А я не считал, что Горбачева смогут убрать те, кто интригует против него, хотя такая попытка может быть предпринята. Поскольку ходило много слухов о его неизбежном уходе со своего поста, я решил, что будет полезно, если я найду какой–то способ предупредить Горбачева о готовящемся перевороте и скажу, что скорее всего он провалится. Исходя из всех этих соображений я согласился провести пресс–конференцию с записью.
Пресс–конференция была намечена на 5 августа, и на нее пришло несколько десятков журналистов. Как я и ожидал, один из них спросил, какое будущее ждет Горбачева после заключения Союзного договора. Я ответил, что если он сохранит сотрудничество с Ельциным, то, безусловно, останется на своем месте до будущих выборов, которые состоятся, по всей вероятности, через год или два. А что произойдет тогда, — неизвестно.

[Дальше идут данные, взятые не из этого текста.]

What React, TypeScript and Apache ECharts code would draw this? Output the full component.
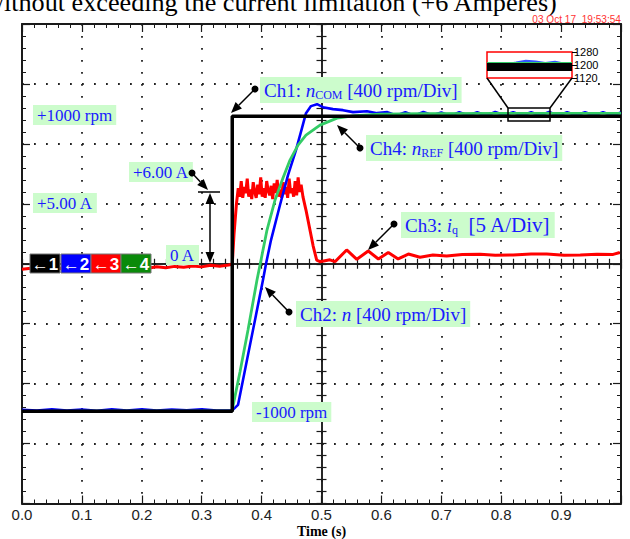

Другой корреспондент спросил, считаю ли я, что демократические перемены в стране достаточно глубоко проникли в общество, чтобы стать необратимыми. Это позволило мне дать следующий ответ:
«Я считаю, что размах и масштаб перемен делают невозможным возврат к командной экономике или тоталитарной системе правления. Это, однако, не исключает попыток такого рода в той или иной области, и я подозреваю, что существуют силы, которые подспудно работают в этом направлении… но дело слишком далеко зашло, чтобы такие попытки удались, Так что если меня спрашивают; «Могут ли они вернуться назад, к административно–командной экономике поры Брежнева?», я бы ответил: «Нет». Это просто невозможно. И даже если будут предприняты попытки поставить тут или там препоны, это лишь немного задержит ход событий… но система разрушена, и я не вижу способа ее восстановить.
В еще большей мере это относится к тоталитарным методам правления.
Я знаю, что существуют силы, которые требуют его, которые призывают к другому руководству… и, однако, я считаю, что существуют подлинные преграды для широкомасштабного использования силы, Если же такие попытки будут предприняты — не дай Бог! — если они все–таки будут предприняты, я думаю, они провалятся. Так что я не говорю, что попыток захватить власть не может быть, они вполне возможны, но я считаю, что они скорее всего провалятся».